REQUIREMENT
Images should be left out, and everything else in the listing reproduced exactly.
#### MATERIAL SUPPLIED ####
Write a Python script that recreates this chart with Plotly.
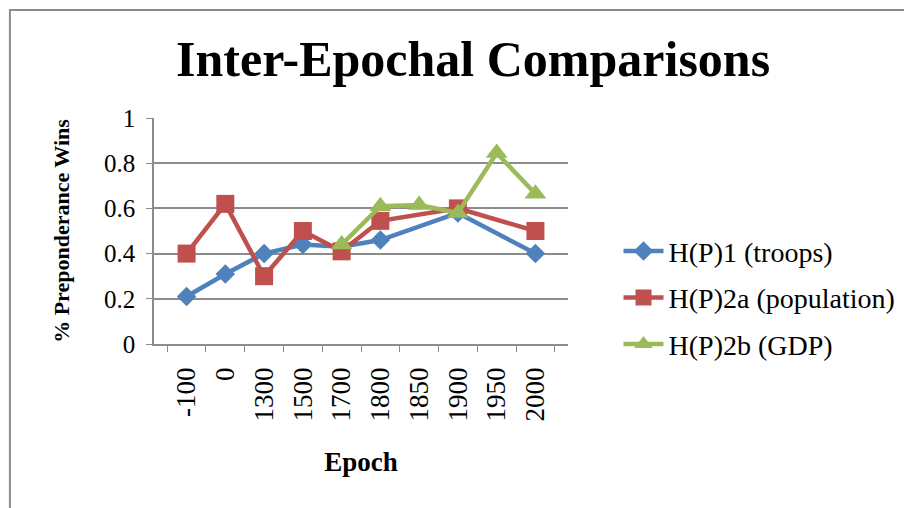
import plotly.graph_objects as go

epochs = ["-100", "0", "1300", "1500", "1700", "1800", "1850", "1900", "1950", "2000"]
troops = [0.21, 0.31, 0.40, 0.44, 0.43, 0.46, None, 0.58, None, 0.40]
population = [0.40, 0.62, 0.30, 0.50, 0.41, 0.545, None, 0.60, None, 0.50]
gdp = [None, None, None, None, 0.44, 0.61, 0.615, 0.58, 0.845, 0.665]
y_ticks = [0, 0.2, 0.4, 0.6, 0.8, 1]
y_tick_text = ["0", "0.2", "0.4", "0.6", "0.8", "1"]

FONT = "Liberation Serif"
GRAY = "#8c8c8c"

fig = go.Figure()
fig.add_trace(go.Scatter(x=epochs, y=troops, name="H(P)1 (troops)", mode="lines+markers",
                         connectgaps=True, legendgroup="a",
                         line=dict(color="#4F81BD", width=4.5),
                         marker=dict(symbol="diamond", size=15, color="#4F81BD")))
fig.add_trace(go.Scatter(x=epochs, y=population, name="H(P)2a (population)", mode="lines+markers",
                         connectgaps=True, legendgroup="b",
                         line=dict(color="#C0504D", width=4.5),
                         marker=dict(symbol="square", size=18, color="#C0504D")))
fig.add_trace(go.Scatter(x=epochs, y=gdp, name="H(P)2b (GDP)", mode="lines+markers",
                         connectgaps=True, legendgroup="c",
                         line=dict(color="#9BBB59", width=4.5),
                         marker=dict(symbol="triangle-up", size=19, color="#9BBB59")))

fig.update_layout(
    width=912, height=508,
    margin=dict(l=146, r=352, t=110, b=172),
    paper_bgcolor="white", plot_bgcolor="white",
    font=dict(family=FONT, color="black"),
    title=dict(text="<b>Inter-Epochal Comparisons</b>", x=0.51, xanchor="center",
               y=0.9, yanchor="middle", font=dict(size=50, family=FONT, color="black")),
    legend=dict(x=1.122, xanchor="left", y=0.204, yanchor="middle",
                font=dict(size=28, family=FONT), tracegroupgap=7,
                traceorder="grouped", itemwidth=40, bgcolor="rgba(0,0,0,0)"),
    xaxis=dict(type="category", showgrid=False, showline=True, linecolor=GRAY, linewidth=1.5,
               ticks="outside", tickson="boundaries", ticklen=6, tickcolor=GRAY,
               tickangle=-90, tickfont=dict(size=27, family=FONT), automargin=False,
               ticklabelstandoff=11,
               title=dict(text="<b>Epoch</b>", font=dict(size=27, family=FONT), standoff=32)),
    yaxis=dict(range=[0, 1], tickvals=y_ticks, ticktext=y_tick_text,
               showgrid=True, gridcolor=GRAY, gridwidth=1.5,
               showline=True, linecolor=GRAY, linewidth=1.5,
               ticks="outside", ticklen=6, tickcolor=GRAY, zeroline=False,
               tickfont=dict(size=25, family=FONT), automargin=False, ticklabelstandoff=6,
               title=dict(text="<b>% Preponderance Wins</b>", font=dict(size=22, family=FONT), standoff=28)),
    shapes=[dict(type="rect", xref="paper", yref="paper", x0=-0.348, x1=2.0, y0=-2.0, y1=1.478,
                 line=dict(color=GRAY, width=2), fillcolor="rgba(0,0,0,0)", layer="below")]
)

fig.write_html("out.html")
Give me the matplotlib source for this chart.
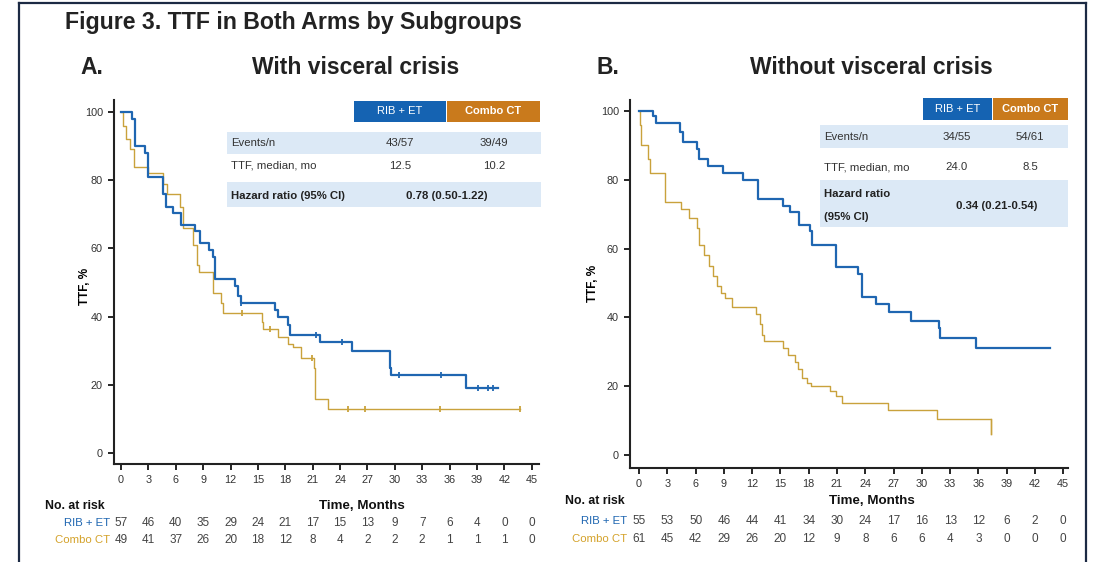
####
EXERCISE RESULT
Write a Python script that recreates this chart with Plotly.
import plotly.graph_objects as go

epochs = ["-100", "0", "1300", "1500", "1700", "1800", "1850", "1900", "1950", "2000"]
troops = [0.21, 0.31, 0.40, 0.44, 0.43, 0.46, None, 0.58, None, 0.40]
population = [0.40, 0.62, 0.30, 0.50, 0.41, 0.545, None, 0.60, None, 0.50]
gdp = [None, None, None, None, 0.44, 0.61, 0.615, 0.58, 0.845, 0.665]
y_ticks = [0, 0.2, 0.4, 0.6, 0.8, 1]
y_tick_text = ["0", "0.2", "0.4", "0.6", "0.8", "1"]

FONT = "Liberation Serif"
GRAY = "#8c8c8c"

fig = go.Figure()
fig.add_trace(go.Scatter(x=epochs, y=troops, name="H(P)1 (troops)", mode="lines+markers",
                         connectgaps=True, legendgroup="a",
                         line=dict(color="#4F81BD", width=4.5),
                         marker=dict(symbol="diamond", size=15, color="#4F81BD")))
fig.add_trace(go.Scatter(x=epochs, y=population, name="H(P)2a (population)", mode="lines+markers",
                         connectgaps=True, legendgroup="b",
                         line=dict(color="#C0504D", width=4.5),
                         marker=dict(symbol="square", size=18, color="#C0504D")))
fig.add_trace(go.Scatter(x=epochs, y=gdp, name="H(P)2b (GDP)", mode="lines+markers",
                         connectgaps=True, legendgroup="c",
                         line=dict(color="#9BBB59", width=4.5),
                         marker=dict(symbol="triangle-up", size=19, color="#9BBB59")))

fig.update_layout(
    width=912, height=508,
    margin=dict(l=146, r=352, t=110, b=172),
    paper_bgcolor="white", plot_bgcolor="white",
    font=dict(family=FONT, color="black"),
    title=dict(text="<b>Inter-Epochal Comparisons</b>", x=0.51, xanchor="center",
               y=0.9, yanchor="middle", font=dict(size=50, family=FONT, color="black")),
    legend=dict(x=1.122, xanchor="left", y=0.204, yanchor="middle",
                font=dict(size=28, family=FONT), tracegroupgap=7,
                traceorder="grouped", itemwidth=40, bgcolor="rgba(0,0,0,0)"),
    xaxis=dict(type="category", showgrid=False, showline=True, linecolor=GRAY, linewidth=1.5,
               ticks="outside", tickson="boundaries", ticklen=6, tickcolor=GRAY,
               tickangle=-90, tickfont=dict(size=27, family=FONT), automargin=False,
               ticklabelstandoff=11,
               title=dict(text="<b>Epoch</b>", font=dict(size=27, family=FONT), standoff=32)),
    yaxis=dict(range=[0, 1], tickvals=y_ticks, ticktext=y_tick_text,
               showgrid=True, gridcolor=GRAY, gridwidth=1.5,
               showline=True, linecolor=GRAY, linewidth=1.5,
               ticks="outside", ticklen=6, tickcolor=GRAY, zeroline=False,
               tickfont=dict(size=25, family=FONT), automargin=False, ticklabelstandoff=6,
               title=dict(text="<b>% Preponderance Wins</b>", font=dict(size=22, family=FONT), standoff=28)),
    shapes=[dict(type="rect", xref="paper", yref="paper", x0=-0.348, x1=2.0, y0=-2.0, y1=1.478,
                 line=dict(color=GRAY, width=2), fillcolor="rgba(0,0,0,0)", layer="below")]
)

fig.write_html("out.html")
Give me the matplotlib source for this chart.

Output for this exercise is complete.